Request.
Omit all images. Write out the rest of the material exactly.

Material.
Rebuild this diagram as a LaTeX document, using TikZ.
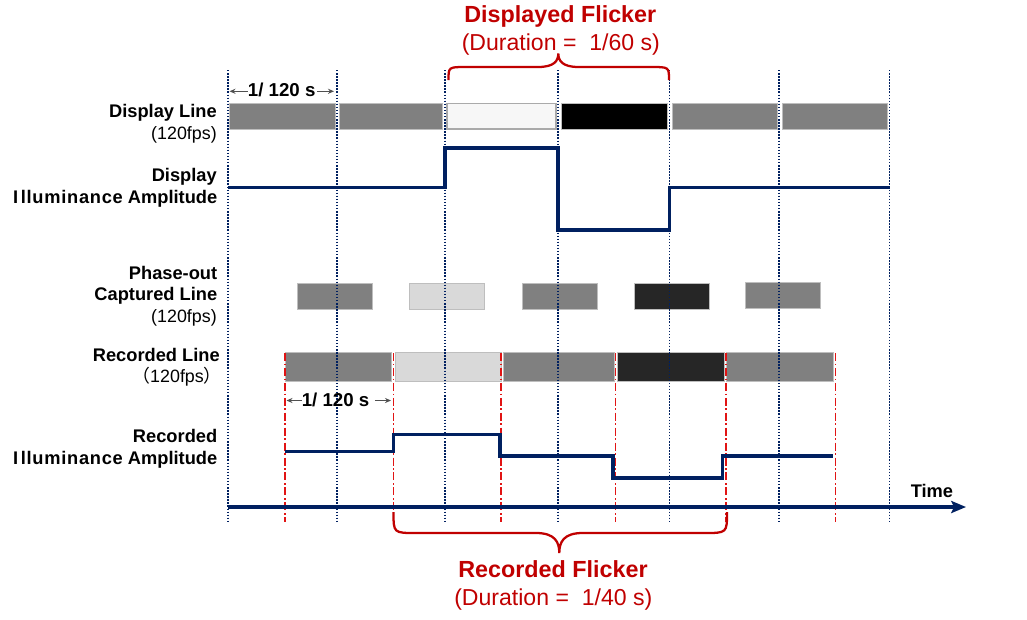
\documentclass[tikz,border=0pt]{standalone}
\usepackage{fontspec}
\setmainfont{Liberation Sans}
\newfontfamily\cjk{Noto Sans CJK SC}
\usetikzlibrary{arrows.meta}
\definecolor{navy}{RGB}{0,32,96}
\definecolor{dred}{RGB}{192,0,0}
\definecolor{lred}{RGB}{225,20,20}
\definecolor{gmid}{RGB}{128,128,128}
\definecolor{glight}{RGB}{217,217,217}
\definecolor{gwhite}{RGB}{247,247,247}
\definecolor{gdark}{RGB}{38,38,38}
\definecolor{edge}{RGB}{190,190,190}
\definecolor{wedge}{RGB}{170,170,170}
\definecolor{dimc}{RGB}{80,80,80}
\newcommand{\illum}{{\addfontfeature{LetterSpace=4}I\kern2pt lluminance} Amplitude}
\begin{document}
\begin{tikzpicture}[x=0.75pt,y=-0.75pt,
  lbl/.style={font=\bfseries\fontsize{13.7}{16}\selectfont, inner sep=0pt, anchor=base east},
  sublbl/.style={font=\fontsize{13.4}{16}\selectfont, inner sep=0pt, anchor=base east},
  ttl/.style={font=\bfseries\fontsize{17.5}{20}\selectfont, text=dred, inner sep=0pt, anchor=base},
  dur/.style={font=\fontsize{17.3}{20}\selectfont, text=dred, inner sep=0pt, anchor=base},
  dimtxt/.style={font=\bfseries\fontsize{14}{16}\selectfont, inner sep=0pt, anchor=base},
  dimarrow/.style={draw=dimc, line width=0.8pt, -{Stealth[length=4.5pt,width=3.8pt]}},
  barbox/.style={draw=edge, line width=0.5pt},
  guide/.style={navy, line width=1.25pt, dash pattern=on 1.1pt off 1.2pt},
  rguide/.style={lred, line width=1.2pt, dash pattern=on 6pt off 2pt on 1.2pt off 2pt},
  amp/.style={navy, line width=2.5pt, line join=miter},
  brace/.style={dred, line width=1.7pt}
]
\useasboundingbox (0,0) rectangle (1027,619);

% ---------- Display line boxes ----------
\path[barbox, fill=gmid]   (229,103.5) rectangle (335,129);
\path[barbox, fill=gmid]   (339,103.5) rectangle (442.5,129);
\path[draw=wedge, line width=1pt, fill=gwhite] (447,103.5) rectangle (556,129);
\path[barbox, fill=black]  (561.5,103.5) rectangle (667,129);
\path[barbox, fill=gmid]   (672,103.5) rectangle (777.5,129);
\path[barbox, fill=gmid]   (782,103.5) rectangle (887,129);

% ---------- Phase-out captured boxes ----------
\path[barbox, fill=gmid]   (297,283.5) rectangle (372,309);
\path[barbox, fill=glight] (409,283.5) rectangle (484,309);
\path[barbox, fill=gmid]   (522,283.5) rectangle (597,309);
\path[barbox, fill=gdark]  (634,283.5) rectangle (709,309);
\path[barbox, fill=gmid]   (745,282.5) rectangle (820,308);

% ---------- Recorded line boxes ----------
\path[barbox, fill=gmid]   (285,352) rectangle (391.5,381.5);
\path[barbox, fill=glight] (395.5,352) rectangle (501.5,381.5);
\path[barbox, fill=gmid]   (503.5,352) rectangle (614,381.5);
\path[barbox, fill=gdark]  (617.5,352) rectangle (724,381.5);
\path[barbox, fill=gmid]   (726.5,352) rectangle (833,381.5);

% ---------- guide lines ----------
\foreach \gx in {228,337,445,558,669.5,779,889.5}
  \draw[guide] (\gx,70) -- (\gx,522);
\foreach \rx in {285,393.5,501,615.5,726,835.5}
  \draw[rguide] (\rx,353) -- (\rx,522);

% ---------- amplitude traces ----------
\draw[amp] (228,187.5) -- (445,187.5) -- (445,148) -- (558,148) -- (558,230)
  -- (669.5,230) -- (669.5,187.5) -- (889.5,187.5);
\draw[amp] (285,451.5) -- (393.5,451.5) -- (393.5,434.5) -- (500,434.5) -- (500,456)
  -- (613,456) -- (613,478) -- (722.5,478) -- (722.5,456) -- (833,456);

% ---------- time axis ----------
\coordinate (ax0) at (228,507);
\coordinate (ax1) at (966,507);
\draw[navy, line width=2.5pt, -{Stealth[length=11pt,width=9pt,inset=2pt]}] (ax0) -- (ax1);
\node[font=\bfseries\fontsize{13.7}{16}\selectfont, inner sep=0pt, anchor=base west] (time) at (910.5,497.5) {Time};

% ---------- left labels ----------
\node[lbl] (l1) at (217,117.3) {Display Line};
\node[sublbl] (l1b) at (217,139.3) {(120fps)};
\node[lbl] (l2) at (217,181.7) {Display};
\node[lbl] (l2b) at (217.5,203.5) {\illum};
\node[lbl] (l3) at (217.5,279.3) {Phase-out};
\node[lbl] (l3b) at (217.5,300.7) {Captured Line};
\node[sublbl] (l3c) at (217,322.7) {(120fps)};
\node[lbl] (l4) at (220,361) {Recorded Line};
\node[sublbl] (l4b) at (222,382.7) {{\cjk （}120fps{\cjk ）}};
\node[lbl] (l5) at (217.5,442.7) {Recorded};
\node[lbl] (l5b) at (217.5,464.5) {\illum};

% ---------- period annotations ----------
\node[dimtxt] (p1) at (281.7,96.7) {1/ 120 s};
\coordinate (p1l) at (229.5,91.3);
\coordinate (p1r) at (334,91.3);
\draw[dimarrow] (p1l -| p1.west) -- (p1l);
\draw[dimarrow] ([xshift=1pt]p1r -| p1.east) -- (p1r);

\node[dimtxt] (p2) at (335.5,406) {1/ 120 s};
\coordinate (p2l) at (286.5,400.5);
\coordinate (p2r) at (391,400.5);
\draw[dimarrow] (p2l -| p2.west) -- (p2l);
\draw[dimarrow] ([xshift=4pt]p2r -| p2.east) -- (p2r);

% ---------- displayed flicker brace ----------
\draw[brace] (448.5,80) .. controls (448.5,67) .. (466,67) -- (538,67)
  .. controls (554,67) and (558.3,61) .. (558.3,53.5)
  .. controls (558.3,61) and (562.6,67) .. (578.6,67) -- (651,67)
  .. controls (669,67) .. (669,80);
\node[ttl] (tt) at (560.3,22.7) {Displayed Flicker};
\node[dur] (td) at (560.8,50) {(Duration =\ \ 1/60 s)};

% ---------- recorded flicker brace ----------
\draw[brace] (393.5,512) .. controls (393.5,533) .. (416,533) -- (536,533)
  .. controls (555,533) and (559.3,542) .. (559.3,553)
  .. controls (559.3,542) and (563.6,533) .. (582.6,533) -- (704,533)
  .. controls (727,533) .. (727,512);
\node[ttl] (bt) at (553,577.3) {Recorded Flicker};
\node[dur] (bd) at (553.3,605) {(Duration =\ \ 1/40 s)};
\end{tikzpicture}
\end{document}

Output of the exercise.
Rebuild this diagram as a LaTeX document, using TikZ.
\documentclass[tikz,border=0pt]{standalone}
\usepackage{fontspec}
\setmainfont{Liberation Sans}
\newfontfamily\cjk{Noto Sans CJK SC}
\usetikzlibrary{arrows.meta}
\definecolor{navy}{RGB}{0,32,96}
\definecolor{dred}{RGB}{192,0,0}
\definecolor{lred}{RGB}{225,20,20}
\definecolor{gmid}{RGB}{128,128,128}
\definecolor{glight}{RGB}{217,217,217}
\definecolor{gwhite}{RGB}{247,247,247}
\definecolor{gdark}{RGB}{38,38,38}
\definecolor{edge}{RGB}{190,190,190}
\definecolor{wedge}{RGB}{170,170,170}
\definecolor{dimc}{RGB}{80,80,80}
\newcommand{\illum}{{\addfontfeature{LetterSpace=4}I\kern2pt lluminance} Amplitude}
\begin{document}
\begin{tikzpicture}[x=0.75pt,y=-0.75pt,
  lbl/.style={font=\bfseries\fontsize{13.7}{16}\selectfont, inner sep=0pt, anchor=base east},
  sublbl/.style={font=\fontsize{13.4}{16}\selectfont, inner sep=0pt, anchor=base east},
  ttl/.style={font=\bfseries\fontsize{17.5}{20}\selectfont, text=dred, inner sep=0pt, anchor=base},
  dur/.style={font=\fontsize{17.3}{20}\selectfont, text=dred, inner sep=0pt, anchor=base},
  dimtxt/.style={font=\bfseries\fontsize{14}{16}\selectfont, inner sep=0pt, anchor=base},
  dimarrow/.style={draw=dimc, line width=0.8pt, -{Stealth[length=4.5pt,width=3.8pt]}},
  barbox/.style={draw=edge, line width=0.5pt},
  guide/.style={navy, line width=1.25pt, dash pattern=on 1.1pt off 1.2pt},
  rguide/.style={lred, line width=1.2pt, dash pattern=on 6pt off 2pt on 1.2pt off 2pt},
  amp/.style={navy, line width=2.5pt, line join=miter},
  brace/.style={dred, line width=1.7pt}
]
\useasboundingbox (0,0) rectangle (1027,619);

% ---------- Display line boxes ----------
\path[barbox, fill=gmid]   (229,103.5) rectangle (335,129);
\path[barbox, fill=gmid]   (339,103.5) rectangle (442.5,129);
\path[draw=wedge, line width=1pt, fill=gwhite] (447,103.5) rectangle (556,129);
\path[barbox, fill=black]  (561.5,103.5) rectangle (667,129);
\path[barbox, fill=gmid]   (672,103.5) rectangle (777.5,129);
\path[barbox, fill=gmid]   (782,103.5) rectangle (887,129);

% ---------- Phase-out captured boxes ----------
\path[barbox, fill=gmid]   (297,283.5) rectangle (372,309);
\path[barbox, fill=glight] (409,283.5) rectangle (484,309);
\path[barbox, fill=gmid]   (522,283.5) rectangle (597,309);
\path[barbox, fill=gdark]  (634,283.5) rectangle (709,309);
\path[barbox, fill=gmid]   (745,282.5) rectangle (820,308);

% ---------- Recorded line boxes ----------
\path[barbox, fill=gmid]   (285,352) rectangle (391.5,381.5);
\path[barbox, fill=glight] (395.5,352) rectangle (501.5,381.5);
\path[barbox, fill=gmid]   (503.5,352) rectangle (614,381.5);
\path[barbox, fill=gdark]  (617.5,352) rectangle (724,381.5);
\path[barbox, fill=gmid]   (726.5,352) rectangle (833,381.5);

% ---------- guide lines ----------
\foreach \gx in {228,337,445,558,669.5,779,889.5}
  \draw[guide] (\gx,70) -- (\gx,522);
\foreach \rx in {285,393.5,501,615.5,726,835.5}
  \draw[rguide] (\rx,353) -- (\rx,522);

% ---------- amplitude traces ----------
\draw[amp] (228,187.5) -- (445,187.5) -- (445,148) -- (558,148) -- (558,230)
  -- (669.5,230) -- (669.5,187.5) -- (889.5,187.5);
\draw[amp] (285,451.5) -- (393.5,451.5) -- (393.5,434.5) -- (500,434.5) -- (500,456)
  -- (613,456) -- (613,478) -- (722.5,478) -- (722.5,456) -- (833,456);

% ---------- time axis ----------
\coordinate (ax0) at (228,507);
\coordinate (ax1) at (966,507);
\draw[navy, line width=2.5pt, -{Stealth[length=11pt,width=9pt,inset=2pt]}] (ax0) -- (ax1);
\node[font=\bfseries\fontsize{13.7}{16}\selectfont, inner sep=0pt, anchor=base west] (time) at (910.5,497.5) {Time};

% ---------- left labels ----------
\node[lbl] (l1) at (217,117.3) {Display Line};
\node[sublbl] (l1b) at (217,139.3) {(120fps)};
\node[lbl] (l2) at (217,181.7) {Display};
\node[lbl] (l2b) at (217.5,203.5) {\illum};
\node[lbl] (l3) at (217.5,279.3) {Phase-out};
\node[lbl] (l3b) at (217.5,300.7) {Captured Line};
\node[sublbl] (l3c) at (217,322.7) {(120fps)};
\node[lbl] (l4) at (220,361) {Recorded Line};
\node[sublbl] (l4b) at (222,382.7) {{\cjk （}120fps{\cjk ）}};
\node[lbl] (l5) at (217.5,442.7) {Recorded};
\node[lbl] (l5b) at (217.5,464.5) {\illum};

% ---------- period annotations ----------
\node[dimtxt] (p1) at (281.7,96.7) {1/ 120 s};
\coordinate (p1l) at (229.5,91.3);
\coordinate (p1r) at (334,91.3);
\draw[dimarrow] (p1l -| p1.west) -- (p1l);
\draw[dimarrow] ([xshift=1pt]p1r -| p1.east) -- (p1r);

\node[dimtxt] (p2) at (335.5,406) {1/ 120 s};
\coordinate (p2l) at (286.5,400.5);
\coordinate (p2r) at (391,400.5);
\draw[dimarrow] (p2l -| p2.west) -- (p2l);
\draw[dimarrow] ([xshift=4pt]p2r -| p2.east) -- (p2r);

% ---------- displayed flicker brace ----------
\draw[brace] (448.5,80) .. controls (448.5,67) .. (466,67) -- (538,67)
  .. controls (554,67) and (558.3,61) .. (558.3,53.5)
  .. controls (558.3,61) and (562.6,67) .. (578.6,67) -- (651,67)
  .. controls (669,67) .. (669,80);
\node[ttl] (tt) at (560.3,22.7) {Displayed Flicker};
\node[dur] (td) at (560.8,50) {(Duration =\ \ 1/60 s)};

% ---------- recorded flicker brace ----------
\draw[brace] (393.5,512) .. controls (393.5,533) .. (416,533) -- (536,533)
  .. controls (555,533) and (559.3,542) .. (559.3,553)
  .. controls (559.3,542) and (563.6,533) .. (582.6,533) -- (704,533)
  .. controls (727,533) .. (727,512);
\node[ttl] (bt) at (553,577.3) {Recorded Flicker};
\node[dur] (bd) at (553.3,605) {(Duration =\ \ 1/40 s)};
\end{tikzpicture}
\end{document}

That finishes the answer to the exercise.